Placer plans for base metals

Since taking over the helm of Placer Dome (TSE) in 1988, Anthony (Tony) Petrina has overseen a flurry of mine-making that has enabled the international company to reach a gold production target of 1.4 million oz. in 1990. But now, pegged as a blue chip gold producer by mining analysts, Placer Dome is shifting its emphasis to be more aggressive in base metal. “I’ve always said that I don’t care what we mine as long as we can make money doing it,” Petrina told The Northern Miner in a recent interview. “And I’ve never viewed the company as exclusively a gold company. Someday analysts will notice that we already mine other things.”

Since Petrina took over the company has brought six new gold mines on stream. In 1989 there were Dona Lake in Ontario, Misima in Papua New Guinea, Big Bell in Australia and the first stage of La Coipa in Chile. These were followed in 1990 by Granny Smith in Australia and the first phase of the huge Porgera project in Papua New Guinea.
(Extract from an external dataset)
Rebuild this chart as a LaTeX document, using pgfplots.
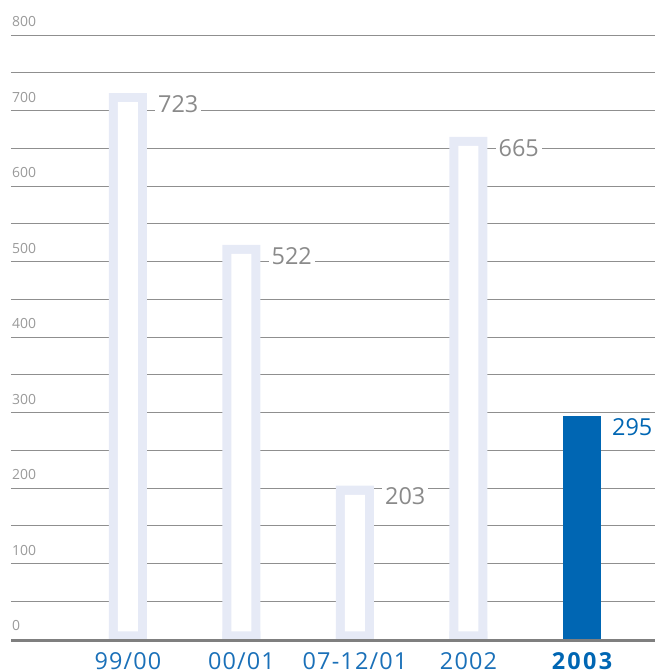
\documentclass[border=0pt]{standalone}
\usepackage{pgfplots}
\pgfplotsset{compat=1.18}
\usepackage{pgfplotstable}
\usepackage{fontspec}
\setmainfont{Open Sans}
\definecolor{lav}{HTML}{E6EAF6}
\definecolor{barblue}{HTML}{0066B3}
\definecolor{lblblue}{HTML}{1A70B8}
\definecolor{valgray}{HTML}{8A8A8A}
\definecolor{tickgray}{HTML}{9A9A9A}
\definecolor{gridgray}{HTML}{8F8F8F}
\definecolor{axgray}{HTML}{7F7F7F}

\pgfplotstableread{
x y lab b
0 723 723 10
1 522 522 10
2 203 203 10
3 665 665 10
}\outlined
\pgfplotstableread{
x y lab
4 295 295
}\current

\begin{document}
\begin{tikzpicture}
\begin{axis}[
 at={(0,0)}, anchor=south west,
 scale only axis, width=644bp, height=604bp,
 xmin=-1.03, xmax=4.643, ymin=0, ymax=800,
 axis line style={draw=none},
 ytick={50,100,...,800}, yticklabels={},
 ymajorgrids, grid style={gridgray, line width=0.9bp},
 xtick={0,1,2,3,4},
 xticklabels={99/00,00/01,07-12/01,2002,{\textcolor{barblue}{\bfseries\addfontfeature{LetterSpace=10}2003}}},
 xticklabel style={anchor=base, inner sep=0pt, yshift=-30bp, font=\fontsize{23.5}{27}\selectfont\addfontfeature{LetterSpace=5}, text=lblblue},
 tick style={draw=none}, major tick length=0pt,
 clip mode=individual,
 ybar,
 /pgf/number format/assume math mode=true,
]
\addplot[fill=lav, draw=none, bar width=38bp, bar shift=0pt,
  nodes near coords, point meta=explicit symbolic,
  nodes near coords style={anchor=north west, xshift=27bp, yshift=2bp, fill=white, inner xsep=3bp, inner ysep=4bp, text=valgray, font=\fontsize{23.5}{28}\selectfont}]
  table[x=x,y=y,meta=lab]{\outlined};
\addplot[fill=white, draw=none, bar width=20bp, bar shift=0pt]
  table[x=x, y expr=\thisrow{y}-12]{\outlined};
\addplot[fill=lav, draw=none, bar width=38bp, bar shift=0pt]
  table[x=x, y=b]{\outlined};
\addplot[fill=barblue, draw=none, bar width=38bp, bar shift=0pt,
  nodes near coords, point meta=explicit symbolic,
  nodes near coords style={anchor=north west, xshift=27bp, yshift=2bp, inner xsep=3bp, inner ysep=4bp, text=barblue, font=\fontsize{23.5}{28}\selectfont}]
  table[x=x,y=y,meta=lab]{\current};
\pgfplotsinvokeforeach{0,100,200,300,400,500,600,700,800}{
  \node[anchor=south west, inner sep=0pt, text=tickgray, font=\fontsize{14}{16}\selectfont] at ([shift={(1bp,8bp)}]axis cs:-1.03,#1) {#1};
}
\end{axis}
\draw[axgray, line width=3bp] ([yshift=-1.5bp]current axis.south west) -- ([yshift=-1.5bp]current axis.south east);
\pgfresetboundingbox
\path[use as bounding box] (-11bp,-32bp) rectangle (644bp,639bp);
\end{tikzpicture}
\end{document}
Maintaining gold output and looking increasingly at base metals aren’t anything new for Petrina, a no-nonsense mining engineer who worked his way up the corporate ladder from Placer’s Craigmont open pit/underground copper mine near Merritt, B.C.

Petrina admits, though, that Placer Dome won’t emerge as a sizable base metal producer overnight, particlarly as the company is determined to maintain its hard-won position as one of the world’s largest gold producers.
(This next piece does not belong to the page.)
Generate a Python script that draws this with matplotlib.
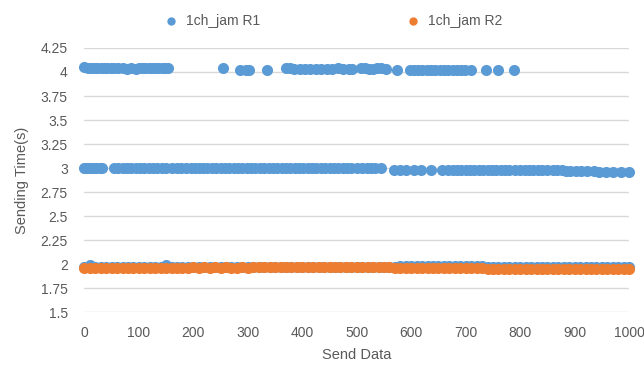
import matplotlib.pyplot as plt
from matplotlib.ticker import FuncFormatter

# 1ch_jam R1 -- points around 4 s
r1_high_x = [0, 6, 12, 18, 24, 30, 36, 42, 48, 55, 62, 70, 78, 86, 95, 100, 106, 112,
             118, 124, 130, 136, 142, 148, 153, 254, 285, 296, 302, 335, 370, 378, 385,
             395, 405, 415, 425, 435, 445, 455, 465, 475, 485, 492, 507, 515, 522, 530,
             538, 545, 553, 574, 598, 605, 612, 620, 628, 636, 644, 652, 660, 668, 676,
             684, 692, 698, 709, 737, 759, 789]
r1_high_y = [4.05, 4.04, 4.04, 4.04, 4.04, 4.04, 4.04, 4.04, 4.04, 4.04, 4.04, 4.04, 4.03,
             4.04, 4.03, 4.04, 4.04, 4.04, 4.04, 4.04, 4.04, 4.04, 4.04, 4.04, 4.04, 4.04,
             4.02, 4.02, 4.02, 4.02, 4.04, 4.04, 4.03, 4.03, 4.03, 4.03, 4.03, 4.03, 4.03,
             4.03, 4.04, 4.03, 4.03, 4.03, 4.04, 4.04, 4.03, 4.03, 4.04, 4.04, 4.03, 4.02,
             4.02, 4.02, 4.02, 4.02, 4.02, 4.02, 4.02, 4.02, 4.02, 4.02, 4.02, 4.02, 4.02,
             4.02, 4.02, 4.02, 4.02, 4.02]

# 1ch_jam R1 -- points around 3 s
r1_mid_x = [0, 5, 10, 16, 22, 28, 32, 55, 62, 70, 78, 86, 95, 103, 110, 118, 126, 134, 142,
            150, 160, 170, 178, 186, 195, 203, 210, 218, 226, 234, 242, 250, 258, 266, 274,
            282, 290, 298, 306, 314, 322, 330, 338, 346, 354, 362, 370, 378, 386, 394, 402,
            410, 418, 426, 434, 442, 450, 458, 466, 474, 482, 490, 500, 510, 518, 526, 534,
            545, 568, 580, 590, 605, 618, 637, 656, 668, 676, 684, 692, 700, 708, 716, 724,
            732, 740, 748, 756, 764, 772, 780, 790, 800, 808, 816, 824, 832, 840, 850, 860,
            868, 876, 884, 892, 902, 912, 922, 935, 945, 958, 970, 985, 1000]
r1_mid_y = [3.0, 3.0, 3.0, 3.0, 3.0, 3.0, 3.0, 3.0, 3.0, 3.0, 3.0, 3.0, 3.0, 3.0, 3.0, 3.0,
            3.0, 3.0, 3.0, 3.0, 3.0, 3.0, 3.0, 3.0, 3.0, 3.0, 3.0, 3.0, 3.0, 3.0, 3.0, 3.0,
            3.0, 3.0, 3.0, 3.0, 3.0, 3.0, 3.0, 3.0, 3.0, 3.0, 3.0, 3.0, 3.0, 3.0, 3.0, 3.0,
            3.0, 3.0, 3.0, 3.0, 3.0, 3.0, 3.0, 3.0, 3.0, 3.0, 3.0, 3.0, 3.0, 3.0, 3.0, 3.0,
            3.0, 3.0, 3.0, 3.0, 2.98, 2.98, 2.98, 2.98, 2.98, 2.98, 2.98, 2.98, 2.98, 2.98,
            2.98, 2.98, 2.98, 2.98, 2.98, 2.98, 2.98, 2.98, 2.98, 2.98, 2.98, 2.98, 2.98,
            2.98, 2.98, 2.98, 2.98, 2.98, 2.98, 2.98, 2.98, 2.98, 2.98, 2.97, 2.97, 2.97,
            2.97, 2.97, 2.97, 2.96, 2.96, 2.96, 2.96, 2.96]

# 1ch_jam R1 -- points around 2 s (mostly hidden under R2)
r1_low_x = [0, 10, 20, 30, 40, 50, 60, 70, 80, 90, 100, 110, 120, 130, 140, 150, 160, 170,
            180, 190, 200, 210, 220, 230, 240, 250, 260, 270, 280, 290, 300, 310, 320, 330,
            340, 350, 360, 370, 380, 390, 400, 410, 420, 430, 440, 450, 460, 470, 480, 490,
            500, 510, 520, 530, 540, 550, 560, 570, 580, 590, 600, 610, 620, 630, 640, 650,
            660, 670, 680, 690, 700, 710, 720, 730, 740, 750, 760, 770, 780, 790, 800, 810,
            820, 830, 840, 850, 860, 870, 880, 890, 900, 910, 920, 930, 940, 950, 960, 970,
            980, 990, 1000]
r1_low_y = [1.97, 1.99, 1.97, 1.97, 1.97, 1.97, 1.97, 1.97, 1.97, 1.97, 1.97, 1.97, 1.97,
            1.97, 1.97, 1.99, 1.97, 1.97, 1.97, 1.97, 1.97, 1.97, 1.97, 1.97, 1.97, 1.97,
            1.97, 1.97, 1.97, 1.97, 1.97, 1.97, 1.97, 1.97, 1.97, 1.97, 1.97, 1.97, 1.97,
            1.97, 1.97, 1.97, 1.97, 1.97, 1.97, 1.97, 1.97, 1.97, 1.97, 1.97, 1.97, 1.97,
            1.97, 1.97, 1.97, 1.97, 1.97, 1.97, 1.985, 1.98, 1.98, 1.985, 1.98, 1.98, 1.98,
            1.98, 1.985, 1.98, 1.98, 1.98, 1.98, 1.98, 1.98, 1.98, 1.97, 1.97, 1.97, 1.97,
            1.97, 1.97, 1.97, 1.97, 1.97, 1.97, 1.97, 1.97, 1.97, 1.97, 1.97, 1.97, 1.97,
            1.97, 1.97, 1.97, 1.97, 1.97, 1.97, 1.97, 1.97, 1.97, 1.97]

# 1ch_jam R2 -- dense band just below 2 s
r2_x = [0, 10, 20, 30, 40, 50, 60, 70, 80, 90, 100, 110, 120, 130, 140, 150, 160, 170,
        180, 190, 200, 210, 220, 230, 240, 250, 260, 270, 280, 290, 300, 310, 320, 330,
        340, 350, 360, 370, 380, 390, 400, 410, 420, 430, 440, 450, 460, 470, 480, 490,
        500, 510, 520, 530, 540, 550, 560, 570, 580, 590, 600, 610, 620, 630, 640, 650,
        660, 670, 680, 690, 700, 710, 720, 730, 740, 750, 760, 770, 780, 790, 800, 810,
        820, 830, 840, 850, 860, 870, 880, 890, 900, 910, 920, 930, 940, 950, 960, 970,
        980, 990, 1000]
r2_y = [1.96, 1.96, 1.96, 1.96, 1.96, 1.96, 1.96, 1.96, 1.96, 1.96, 1.96, 1.96, 1.96, 1.96,
        1.96, 1.96, 1.96, 1.96, 1.96, 1.96, 1.97, 1.96, 1.97, 1.96, 1.97, 1.96, 1.97, 1.96,
        1.96, 1.97, 1.96, 1.97, 1.97, 1.97, 1.97, 1.97, 1.97, 1.97, 1.97, 1.97, 1.97, 1.97,
        1.97, 1.97, 1.97, 1.97, 1.97, 1.97, 1.97, 1.97, 1.97, 1.97, 1.97, 1.97, 1.97, 1.97,
        1.97, 1.96, 1.96, 1.96, 1.96, 1.96, 1.96, 1.96, 1.96, 1.96, 1.96, 1.96, 1.96, 1.96,
        1.96, 1.96, 1.96, 1.96, 1.95, 1.95, 1.95, 1.95, 1.95, 1.95, 1.95, 1.95, 1.95, 1.95,
        1.95, 1.95, 1.95, 1.95, 1.95, 1.95, 1.95, 1.95, 1.95, 1.95, 1.95, 1.95, 1.95, 1.95,
        1.95, 1.95, 1.95]

r1_x = r1_high_x + r1_mid_x + r1_low_x
r1_y = r1_high_y + r1_mid_y + r1_low_y

blue = '#5B9BD5'
orange = '#ED7D31'
text_color = '#595959'

plt.rcParams['font.family'] = ['Liberation Sans', 'DejaVu Sans']

fig = plt.figure(figsize=(6.44, 3.69), dpi=100)
ax = fig.add_axes([0.131, 0.154, 0.846, 0.716])

ax.scatter(r1_x, r1_y, s=64, color=blue, label='1ch_jam R1', clip_on=False, zorder=3,
           linewidths=0)
ax.scatter(r2_x, r2_y, s=64, color=orange, label='1ch_jam R2', clip_on=False, zorder=4,
           linewidths=0)

ax.set_xlim(0, 1000)
ax.set_ylim(1.5, 4.25)
ax.set_xticks(range(0, 1001, 100))
ax.set_yticks([1.5, 1.75, 2, 2.25, 2.5, 2.75, 3, 3.25, 3.5, 3.75, 4, 4.25])
ax.yaxis.set_major_formatter(FuncFormatter(lambda v, p: '{:g}'.format(v)))
ax.grid(axis='y', color='#D9D9D9', linewidth=1)
ax.set_axisbelow(True)
for s in ax.spines.values():
    s.set_visible(False)
ax.tick_params(length=0, labelsize=10, colors=text_color)
ax.tick_params(axis='y', pad=12)
ax.tick_params(axis='x', pad=10)

ax.set_xlabel('Send Data', fontsize=10.5, color=text_color, labelpad=6)
ax.set_ylabel('Sending Time(s)', fontsize=10.5, color=text_color, labelpad=8)

ax.legend(loc='lower center', bbox_to_anchor=(0.45, 1.03), ncol=2, frameon=False,
          fontsize=10, labelcolor=text_color, columnspacing=10, handletextpad=0.1,
          markerscale=0.75)

plt.savefig('out.png', dpi=100)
But the company is already directing some of its exploration activities to base metals. A field exploration program was recently completed at the Mt. Milligan project which Petrina expects could become a major copper producer by mid-1993.

“The proof of that pudding will be when we present our stage one report to the provincial government next month,” he said. “We haven’t found any technical problems, and we have not identified any environmental problems of consequence.”
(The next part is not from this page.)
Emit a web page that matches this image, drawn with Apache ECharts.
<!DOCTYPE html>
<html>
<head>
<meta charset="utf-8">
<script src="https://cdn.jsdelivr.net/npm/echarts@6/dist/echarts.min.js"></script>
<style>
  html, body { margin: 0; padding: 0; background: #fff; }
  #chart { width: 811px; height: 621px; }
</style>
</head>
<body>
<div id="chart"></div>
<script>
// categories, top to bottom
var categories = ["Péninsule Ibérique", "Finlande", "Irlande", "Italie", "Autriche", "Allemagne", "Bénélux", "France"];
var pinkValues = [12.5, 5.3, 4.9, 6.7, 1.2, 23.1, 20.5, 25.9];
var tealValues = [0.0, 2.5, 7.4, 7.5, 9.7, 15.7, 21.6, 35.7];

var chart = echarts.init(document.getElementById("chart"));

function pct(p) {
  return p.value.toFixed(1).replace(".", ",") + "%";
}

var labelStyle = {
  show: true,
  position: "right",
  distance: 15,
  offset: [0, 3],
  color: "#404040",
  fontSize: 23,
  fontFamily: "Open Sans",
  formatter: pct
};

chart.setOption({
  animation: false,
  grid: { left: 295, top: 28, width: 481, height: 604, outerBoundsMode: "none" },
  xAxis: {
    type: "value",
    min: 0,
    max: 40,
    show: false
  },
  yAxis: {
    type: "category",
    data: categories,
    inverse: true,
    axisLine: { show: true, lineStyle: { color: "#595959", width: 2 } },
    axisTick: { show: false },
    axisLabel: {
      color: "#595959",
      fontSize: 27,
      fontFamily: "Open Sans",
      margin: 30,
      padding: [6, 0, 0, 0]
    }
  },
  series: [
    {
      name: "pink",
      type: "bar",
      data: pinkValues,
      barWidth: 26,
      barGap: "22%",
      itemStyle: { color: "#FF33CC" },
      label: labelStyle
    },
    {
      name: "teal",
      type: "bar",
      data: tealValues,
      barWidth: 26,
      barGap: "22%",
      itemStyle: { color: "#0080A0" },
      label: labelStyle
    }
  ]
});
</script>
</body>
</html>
It will be on the basis of this report that the company expects to receive approval-in-principal for mine construction. This could occur this summer, to be followed by a feasibility study later in the year to determine whether the economics of the project justify proceeding to production.

Placer acquired the advanced porphyry gold-copper project for a total acquisition cost of about $255 million last year. At the time, it was estimated to have potential to produce 85 million lb. copper and 350,000 oz. gold per year.

Elsewhere, Placer Dome intends to make full use of its more than 60 years of international mining experience as it places increased emphasis on acquiring, exploring and developing low-cost reserves of minerals other than gold.

As an example, Petrina said the company would be expanding its search for copper in Chile, where it is already involved in gold mining.

“We’ll go anywhere in the world, unless there is good reason not to,” he said.

For those who discount mineral assets outside North America, Petrina notes a growing number of jurisdictions in Canada and in the U.S. which “prefer not to have mines,” and which make their regulations reflect that preference.

Closer to home, work is expected to continue this year on the Kerr copper-gold deposit near Stewart, B.C., acquired by Placer Dome as an early-stage prospect several years ago.

Kerr is not too far from Eskay Creek, a high-grade gold-base metal project at the feasibility stage. Placer Dome paid about $105 million to acquire about 45% of Stikine Resources, which in turn has 50% of the deposit. But rival Corona emerged with a greater interest in the project, which it now operates.

The two majors recently broke off talks aimed at determining what role and/or possibly what interest each company would have in the project as it moves toward production. Petrina won’t comment on why the talks broke down, except to say it wasn’t over the issue of operatorship.

“We just decided we weren’t getting anywhere and figured we would go about our business,” he said.

Petrina said Eskay Creek has environmental issues that have to be dealt with, particularly from a metallurgical standpoint, which have been factored into the company’s capital cost estimates. But he sees the project as feasible and a good investment. He admits, however, he would be happier with it “if we had more to do with it.”

Petrina also laid to rest the “rumor that won’t die,” which has Placer Dome looking to take over Corona Corp.

“You can’t take over Corona because of the voting shares,” he said. “It’s the ultimate poison pill.”

Mt. Milligan and Eskay Creek are still some years from production, but Placer Dome is continuing work this year aimed at expanding production at the Porgera and La Coipa gold mines. Despite some tough technical challenges, all the company’s new mines are reported to be doing well, with the exception of Big Bell where grades were lower than expected and the ore harder than expected.

The downside of all this mine-making is that increased production means increased depletion of the company’s gold reserve base. That hasn’t gone unnoticed by mining analysts, who are already comparing Placer Dome to an aggressive up-and-comer, American Barrick Resources, which turned in a stellar performance on that and other fronts in 1990.